WHAT TO PRODUCE - Gather the lines from the material that contain "page".
** BEGIN DATA **
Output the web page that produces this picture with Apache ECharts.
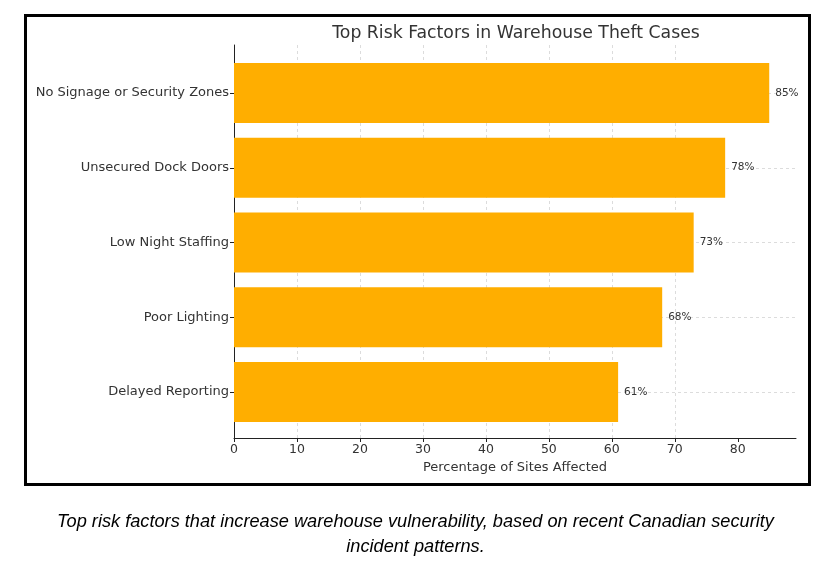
<!DOCTYPE html>
<html>
<head>
<meta charset="utf-8">
<script src="https://cdn.jsdelivr.net/npm/echarts@6/dist/echarts.min.js"></script>
<style>
  body { margin: 0; background: #fff; }
  #wrap { position: relative; width: 831px; height: 570px; }
  #chart { position: absolute; left: 0; top: 0; width: 831px; height: 570px; }
  #frame { position: absolute; left: 24px; top: 14px; width: 787px; height: 472px;
           border: 3px solid #000; box-sizing: border-box; pointer-events: none; }
  #caption { position: absolute; left: 0; top: 509px; width: 831px; text-align: center;
             font: italic 18.2px "Liberation Sans", Arial, sans-serif; line-height: 25px; color: #000; }
</style>
</head>
<body>
<div id="wrap">
  <div id="chart"></div>
  <div id="frame"></div>
  <div id="caption">Top risk factors that increase warehouse vulnerability, based on recent Canadian security<br>incident patterns.</div>
</div>
<script>
var categories = ['No Signage or Security Zones', 'Unsecured Dock Doors', 'Low Night Staffing', 'Poor Lighting', 'Delayed Reporting'];
var values = [85, 78, 73, 68, 61];
var xTicks = [0, 10, 20, 30, 40, 50, 60, 70, 80];

var font = 'DejaVu Sans';
var chart = echarts.init(document.getElementById('chart'));

var option = {
    animation: false,
    title: {
        text: 'Top Risk Factors in Warehouse Theft Cases',
        left: 511,
        top: 20,
        textAlign: 'center',
        textStyle: {fontFamily: font, fontSize: 17.3, fontWeight: 'normal', color: '#333'}
    },
    grid: [
        {left: 234, top: 45, width: 562, height: 393},
        {left: 234, top: 93, width: 562, height: 299}
    ],
    xAxis: [
        {
            gridIndex: 0,
            type: 'value',
            min: 0,
            max: 89.25,
            interval: 10,
            axisLine: {show: true, lineStyle: {color: '#222', width: 1}},
            axisTick: {show: true, length: 4, customValues: xTicks, lineStyle: {color: '#222'}},
            axisLabel: {
                fontFamily: font, fontSize: 12.5, color: '#333', margin: 5,
                customValues: xTicks
            },
            splitLine: {show: true, showMaxLine: false, lineStyle: {type: [3, 3], color: '#d4d4d4', width: 0.8}},
            name: 'Percentage of Sites Affected',
            nameLocation: 'middle',
            nameGap: 21,
            nameTextStyle: {fontFamily: font, fontSize: 13, color: '#333'}
        },
        {
            gridIndex: 1,
            type: 'value',
            min: 0,
            max: 89.25,
            show: false
        }
    ],
    yAxis: [
        {
            gridIndex: 0,
            type: 'value',
            min: 0,
            max: 1,
            axisLine: {show: true, lineStyle: {color: '#222', width: 1}},
            axisTick: {show: false},
            axisLabel: {show: false},
            splitLine: {show: false}
        },
        {
            gridIndex: 1,
            type: 'category',
            data: categories,
            inverse: true,
            boundaryGap: false,
            axisLine: {show: false},
            axisTick: {show: true, length: 4, lineStyle: {color: '#222'}},
            axisLabel: {fontFamily: font, fontSize: 13, color: '#333', margin: 5},
            splitLine: {show: true, lineStyle: {type: [3, 3], color: '#d4d4d4', width: 0.8}}
        }
    ],
    series: [
        {
            type: 'bar',
            xAxisIndex: 1,
            yAxisIndex: 1,
            data: values,
            barWidth: 60,
            itemStyle: {color: '#ffae00'},
            label: {
                show: true,
                position: 'right',
                distance: 6,
                formatter: '{c}%',
                fontFamily: font,
                fontSize: 10.5,
                color: '#333'
            }
        }
    ]
};

chart.setOption(option);
</script>
</body>
</html>
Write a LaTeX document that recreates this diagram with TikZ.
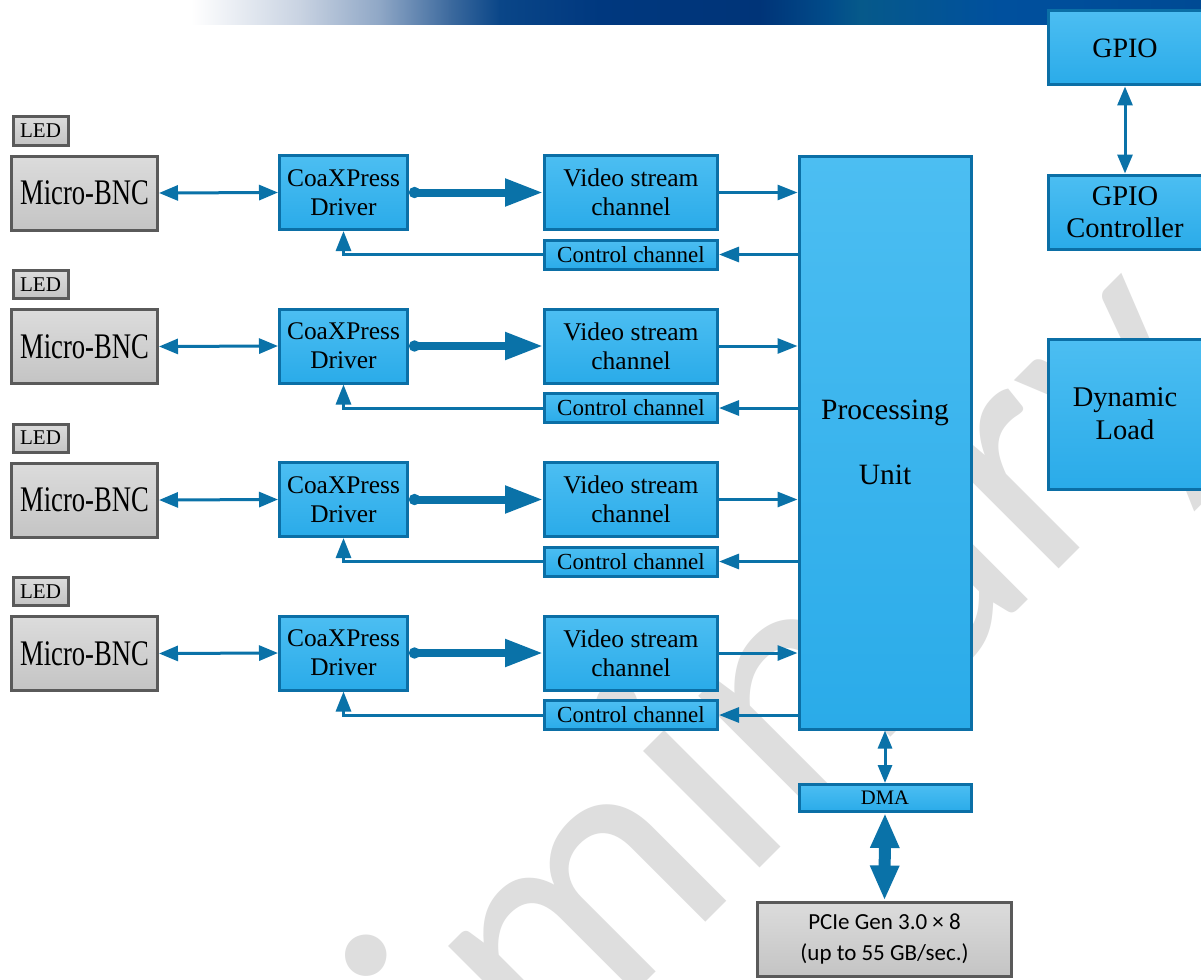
\documentclass[tikz,border=0pt]{standalone}
\usepackage{fontspec}
\usepackage{graphicx}
\setmainfont{Liberation Serif}
\newfontfamily\calib{Carlito}
\usetikzlibrary{arrows.meta}
\definecolor{bdr}{HTML}{0B6FA6}
\definecolor{blueT}{HTML}{4CBEF2}
\definecolor{blueB}{HTML}{2AABE9}
\definecolor{grayT}{HTML}{DCDCDC}
\definecolor{grayB}{HTML}{C4C4C4}
\definecolor{grayD}{HTML}{5A5A5A}
\definecolor{arr}{HTML}{0A72A8}
\definecolor{wm}{HTML}{DEDEDE}
\definecolor{g1}{HTML}{C9D3E2}
\definecolor{g2}{HTML}{8FA7C6}
\definecolor{g3}{HTML}{3D6A9E}
\definecolor{g4}{HTML}{0A4688}
\definecolor{g5}{HTML}{00387F}
\definecolor{g6}{HTML}{003478}
\definecolor{g7}{HTML}{014C8A}
\definecolor{g8}{HTML}{06598A}
\definecolor{g9}{HTML}{00509E}
\definecolor{g10}{HTML}{004A94}
\begin{document}
\begin{tikzpicture}[x=1pt,y=-1pt,
  bbox/.style={draw=bdr,line width=3pt,top color=blueT,bottom color=blueB,inner sep=0pt,align=center,text=black},
  gbox/.style={draw=grayD,line width=3pt,top color=grayT,bottom color=grayB,inner sep=0pt,align=center,text=black},
  sz/.style 2 args={minimum width=#1pt,minimum height=#2pt},
  f/.style 2 args={font=\fontsize{#1}{#2}\selectfont},
  ar/.style={draw=arr,line width=3pt},
  a1/.style={ar,-{Triangle[length=20pt,width=15pt]}},
  a2/.style={ar,{Triangle[length=19pt,width=15pt]}-{Triangle[length=19pt,width=15pt]}},
  fat/.style={draw=arr,line width=8pt,{Circle[length=11pt,width=11pt]}-{Triangle[length=38pt,width=26pt]}},
  huge/.style={draw=arr,line width=12pt,{Triangle[length=35pt,width=27pt]}-{Triangle[length=35pt,width=27pt]}}
]
\clip (0,0) rectangle (1201,979);
\fill[white] (0,0) rectangle (1201,979);
% watermark
\node[rotate=45,anchor=base west,inner sep=0pt,text=wm,font={\calib\fontsize{345}{345}\selectfont}] (wmark) at (106,1522) {Preliminary};
% top bar
\shade[left color=white,right color=g1] (191,0) rectangle (300,25);
\shade[left color=g1,right color=g2] (299.5,0) rectangle (380,25);
\shade[left color=g2,right color=g3] (379.5,0) rectangle (450,25);
\shade[left color=g3,right color=g4] (449.5,0) rectangle (500,25);
\shade[left color=g4,right color=g5] (499.5,0) rectangle (600,25);
\shade[left color=g5,right color=g6] (599.5,0) rectangle (760,25);
\shade[left color=g6,right color=g7] (759.5,0) rectangle (830,25);
\shade[left color=g7,right color=g8] (829.5,0) rectangle (860,25);
\shade[left color=g8,right color=g9] (859.5,0) rectangle (1000,25);
\shade[left color=g9,right color=g10] (999.5,0) rectangle (1201,25);
% right column
\node[bbox,sz={154}{74},f={28}{32}] (gpio) at (1125,48) {GPIO};
\node[bbox,sz={154}{74},f={28.5}{32}] (gpioc) at (1125,212) {GPIO\\Controller};
\node[bbox,sz={154}{150},f={28.5}{33}] (dyn) at (1125,414) {Dynamic\\Load};
\draw[a2] (gpio.south) -- (gpioc.north);
% processing unit
\node[bbox,sz={172}{573},f={29.5}{65}] (pu) at (885,442.5) {Processing\\Unit};
\node[bbox,sz={172}{27},f={20.6}{22}] (dma) at (885,798) {DMA};
\node[gbox,sz={254}{74},font={\calib\fontsize{23}{31}\selectfont}] (pcie) at (884.5,939) {PCIe Gen 3.0 × 8\\(up to 55 GB/sec.)};
\draw[ar,{Triangle[length=18pt,width=14pt]}-{Triangle[length=18pt,width=14pt]}] (pu.south) -- (dma.north);
\draw[huge] (dma.south) -- (pcie.north);
% rows
\foreach \k in {0,1,2,3}{
  \pgfmathsetmacro\dy{153.5*\k}
  \node[gbox,sz={55}{28},f={21}{21}] (led\k) at (40.5,131+\dy) {LED};
  \node[gbox,sz={146}{74},f={36}{36}] (bnc\k) at (84.5,193+\dy) {\scalebox{0.74}[1]{Micro-BNC}};
  \node[bbox,sz={128}{74},f={25.4}{29}] (drv\k) at (343.5,192.5+\dy) {CoaXPress\\Driver};
  \node[bbox,sz={173}{74},f={25.5}{29}] (vid\k) at (631,192.5+\dy) {Video stream\\channel};
  \node[bbox,sz={173}{29},f={23}{24}] (ctl\k) at (631,254.5+\dy) {Control channel};
  \draw[a2] (bnc\k.east) -- (drv\k.west);
  \draw[fat] (drv\k.east) -- (vid\k.west);
  \draw[a1] (vid\k.east) -- (vid\k.east -| pu.west);
  \draw[a1] (ctl\k.east -| pu.west) -- (ctl\k.east);
  \draw[a1] (ctl\k.west) -| (drv\k.south);
}
\end{tikzpicture}
\end{document}
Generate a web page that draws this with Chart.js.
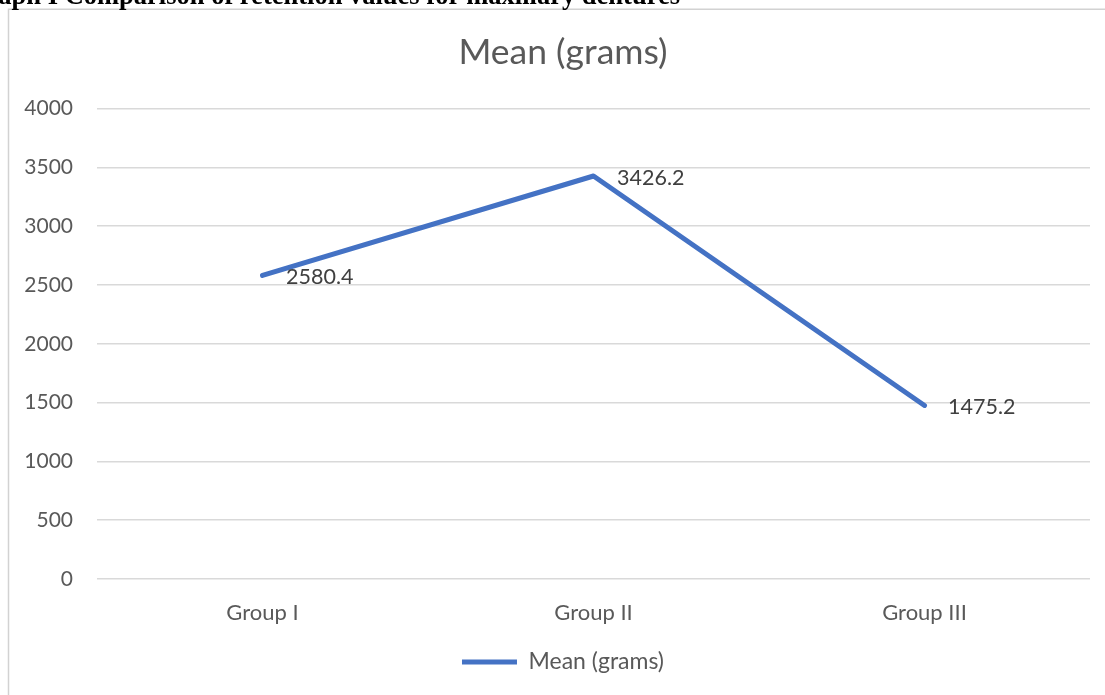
** END DATA **
FINISHED ANSWER -
Output the web page that produces this picture with Apache ECharts.
Generate a web page that draws this with Chart.js.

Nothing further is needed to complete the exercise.